Artist-in-residence Heather Dewey-Hagborg to create multimedia performance exploring xenotransplantation
SAN FRANCISCO (October 25, 2022) – The Exploratorium is a proud recipient of this year’s Hewlett 50 Arts Commissions for major new works in media arts, announced today by the William and Flora Hewlett Foundation. The award will fund the creation of Xeno in Vivo, a multimedia-hybrid performance and live film investigating xenotransplantation — the genetic engineering of pigs as a source of human organs – by Exploratorium artist-in-residence Heather Dewey-Hagborg.
“Heather’s vision for Xeno in Vivo embodies the interplay of art and science that we believe is critical to understanding the world around us,” said Lindsay Bierman, executive director and CEO of the Exploratorium. “We're deeply grateful to the Hewlett Foundation for this recognition and support of the Exploratorium’s long-standing commitment to arts programming. We can't wait for visitors to experience this profound and incisive work.”
Xeno in Vivo will explore the 10,000-year history of pig domestication and breeding by humans and ponder how cutting-edge gene editing technologies and xenotransplantation will affect that relationship into the future. Xeno in Vivo will feature an operatic soundtrack, live narrative, 3D-printed ceramic pig sculptures, and will include multiple projections integrating original documentary footage, 3D imagery, and live heart cells.

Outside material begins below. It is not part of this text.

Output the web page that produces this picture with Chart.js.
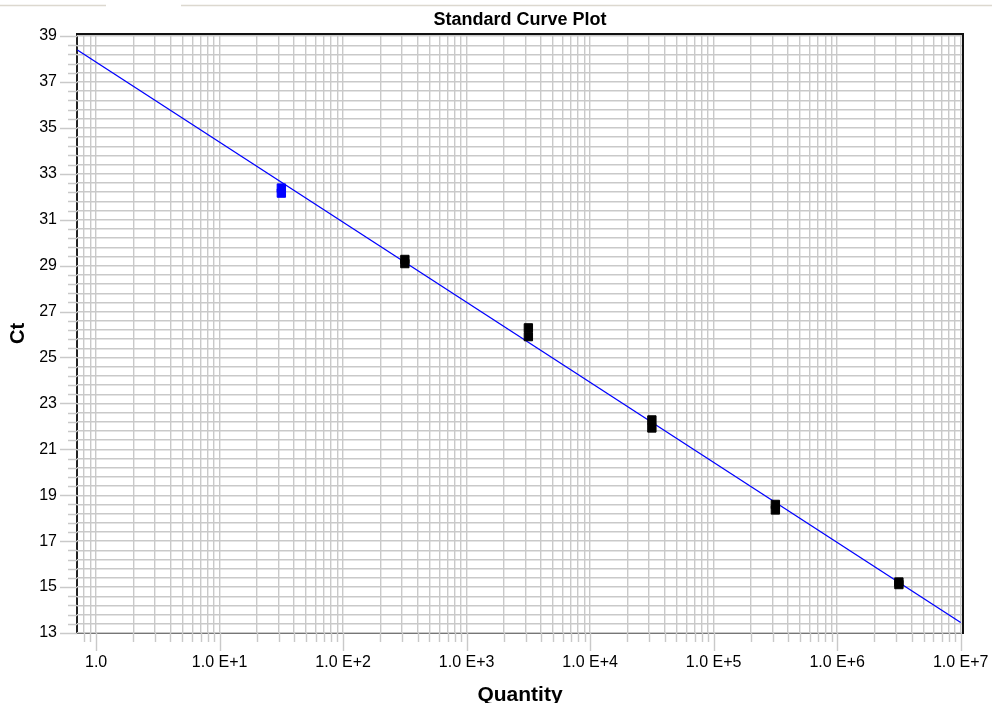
<!DOCTYPE html>
<html>
<head>
<meta charset="utf-8">
<title>Standard Curve Plot</title>
<script src="https://cdn.jsdelivr.net/npm/chart.js@4.4.1/dist/chart.umd.min.js"></script>
<style>
  html, body { margin: 0; padding: 0; background: #fff; }
</style>
</head>
<body>
<canvas id="curveChart" width="992" height="703"></canvas>
<script>
/* DATA */
const standardQty = [316, 316, 3160, 3160, 31600, 31600, 316000, 316000, 3160000, 3160000];
const standardCt = [29.27, 29.09, 26.29, 25.91, 22.28, 21.93, 18.6, 18.36, 15.22, 15.11];

const unknownQty = [31.6, 31.6];
const unknownCt = [32.38, 32.16];

// regression line, read at both ends of the plot
const fitQty = [0.705, 1e7];
const fitCt = [38.39, 13.46];

const xTickLabels = ["1.0", "1.0 E+1", "1.0 E+2", "1.0 E+3", "1.0 E+4", "1.0 E+5", "1.0 E+6", "1.0 E+7"];
const yTickLabels = [13, 15, 17, 19, 21, 23, 25, 27, 29, 31, 33, 35, 37, 39];

const xMin = 0.705, xMax = 1.044e7;
const yMin = 13, yMax = 39.09;
const gridColor = "#c9c9c9";
const fontFamily = "'Liberation Sans', Arial, sans-serif";

function toPoints(xs, ys) {
  return xs.map((x, i) => ({ x, y: ys[i] }));
}

function isDecade(v) {
  const l = Math.log10(v);
  return Math.abs(l - Math.round(l)) < 1e-9;
}

/* FRAME + TICK MARKS */
const frameAndTicks = {
  id: "frameAndTicks",
  beforeDraw(chart) {
    const { ctx, chartArea: a } = chart;
    ctx.save();
    // group box line at the very top
    ctx.strokeStyle = "#dcd8cf";
    ctx.lineWidth = 1.5;
    ctx.beginPath();
    ctx.moveTo(0, 5.5); ctx.lineTo(106, 5.5);
    ctx.moveTo(181, 5.5); ctx.lineTo(992, 5.5);
    ctx.stroke();
    // left + bottom frame, grid goes over it
    ctx.strokeStyle = "#222";
    ctx.lineWidth = 2;
    ctx.beginPath();
    ctx.moveTo(a.left, a.top);
    ctx.lineTo(a.left, a.bottom);
    ctx.lineTo(a.right, a.bottom);
    ctx.stroke();
    ctx.restore();
  },
  beforeDatasetsDraw(chart) {
    const { ctx, chartArea: a, scales: { x, y } } = chart;
    ctx.save();
    ctx.strokeStyle = gridColor;
    ctx.lineWidth = 1.4;
    ctx.beginPath();
    y.ticks.forEach(t => {
      const py = Math.round(y.getPixelForValue(t.value)) + 0.5;
      const len = yTickLabels.includes(t.value) ? 17 : 9;
      ctx.moveTo(a.left - len, py);
      ctx.lineTo(a.left, py);
    });
    x.ticks.forEach(t => {
      const px = Math.round(x.getPixelForValue(t.value)) + 0.5;
      const len = isDecade(t.value) ? 18 : 9;
      ctx.moveTo(px, a.bottom);
      ctx.lineTo(px, a.bottom + len);
    });
    ctx.stroke();
    // top + right frame
    ctx.strokeStyle = "#111";
    ctx.lineWidth = 2;
    ctx.beginPath();
    ctx.moveTo(a.left - 1, a.top);
    ctx.lineTo(a.right, a.top);
    ctx.lineTo(a.right, a.bottom + 1);
    ctx.stroke();
    ctx.restore();
  }
};

/* CHART */
new Chart(document.getElementById("curveChart"), {
  type: "scatter",
  data: {
    datasets: [
      {
        label: "Unknown",
        data: toPoints(unknownQty, unknownCt),
        pointStyle: "rect",
        pointRadius: 5.9,
        borderWidth: 1,
        backgroundColor: "#0000ff",
        borderColor: "#0000ff",
        order: 1
      },
      {
        label: "Standard",
        data: toPoints(standardQty, standardCt),
        pointStyle: "rect",
        pointRadius: 5.9,
        borderWidth: 1,
        backgroundColor: "#000",
        borderColor: "#000",
        order: 1
      },
      {
        label: "Fit",
        data: toPoints(fitQty, fitCt),
        showLine: true,
        pointRadius: 0,
        borderColor: "#0000ff",
        borderWidth: 1.3,
        order: 2
      }
    ]
  },
  options: {
    responsive: false,
    animation: false,
    layout: { padding: { top: 0, left: 0, right: 29, bottom: 0 } },
    plugins: {
      legend: { display: false },
      tooltip: { enabled: false },
      title: {
        display: true,
        text: "Standard Curve Plot",
        fullSize: false,
        color: "#000",
        font: { family: fontFamily, size: 18, weight: "bold" },
        padding: { top: 9, bottom: 3.4 }
      }
    },
    scales: {
      x: {
        type: "logarithmic",
        min: xMin,
        max: xMax,
        afterBuildTicks(scale) {
          const ticks = [];
          for (let k = -1; k <= 7; k++) {
            for (let m = 1; m <= 9; m++) {
              const v = m * Math.pow(10, k);
              if (v >= xMin && v <= xMax) ticks.push({ value: v });
            }
          }
          scale.ticks = ticks;
        },
        afterFit(scale) {
          scale.height = 70;
          scale.paddingLeft = 0;
          scale.paddingRight = 0;
        },
        grid: { color: gridColor, lineWidth: 1.4, drawTicks: false },
        border: { display: false },
        ticks: {
          autoSkip: false,
          maxRotation: 0,
          minRotation: 0,
          padding: 20,
          color: "#000",
          font: { family: fontFamily, size: 16 },
          callback(value) {
            if (!isDecade(value)) return "";
            return xTickLabels[Math.round(Math.log10(value))] || "";
          }
        },
        title: {
          display: true,
          text: "Quantity",
          color: "#000",
          font: { family: fontFamily, size: 21, weight: "bold", lineHeight: 0.8 },
          padding: { top: 0, bottom: -1 }
        }
      },
      y: {
        type: "linear",
        min: yMin,
        max: yMax,
        afterBuildTicks(scale) {
          const ticks = [];
          for (let i = 0; i <= 65; i++) {
            ticks.push({ value: Math.round((13 + i * 0.4) * 10) / 10 });
          }
          scale.ticks = ticks;
        },
        afterFit(scale) {
          scale.width = 77;
          scale.paddingTop = 0;
          scale.paddingBottom = 0;
        },
        grid: { color: gridColor, lineWidth: 1.4, drawTicks: false },
        border: { display: false },
        ticks: {
          autoSkip: false,
          padding: 20,
          color: "#000",
          font: { family: fontFamily, size: 16 },
          callback(value) {
            return yTickLabels.includes(value) ? String(value) : "";
          }
        },
        title: {
          display: true,
          text: "Ct",
          color: "#000",
          font: { family: fontFamily, size: 20, weight: "bold" },
          padding: { top: 6, bottom: 0 }
        }
      }
    }
  },
  plugins: [frameAndTicks]
});
</script>
</body>
</html>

The piece expands on Dewey-Hagborg’s work utilizing biology as a medium for artistic expression and probing questions around the interconnectedness of humans and nature. Probably Chelsea, an artwork by Dewey-Hagborg and Chelsea Manning, features 20 different sculptural portraits based on the same person’s DNA information and is part of the Exploratorium’s Cells to Self exhibition collection.
“I first learned about xenotransplantation four years ago while I was researching the emerging gene editing tool CRISPR,” Dewey-Hagborg said. “I found it stunning that pigs were one of the prime use cases for this new technology, and of all things, to make them more human. I have been ideating this project ever since, and my opinion has grown in complexity over time as I get to know my subjects (the scientists and the pigs).
“The technology is still young, but the first successful heart transplant from a pig to a human just occurred this year! The field is expanding rapidly. I hope this work will encourage the public to contemplate the risks and benefits and to grapple with the moral and emotional issues involved.”
The Hewlett 50 Arts Commissions were created in honor of the Hewlett Foundation’s 50th anniversary, and are a symbol of the foundation’s commitment to artistic expression and public engagement with the arts in the San Francisco Bay Area.
“These new commissions in Media Arts celebrate a group of outstanding artists who are merging long-standing storytelling and performing arts traditions with emerging technologies to create art that is fresh, contemplative, and spirited,” said Emiko Ono, director of Hewlett’s Performing Arts Program. “We’re honored to support these exciting projects that weave together the performing arts and technology and will deeply resonate with Bay Area communities.”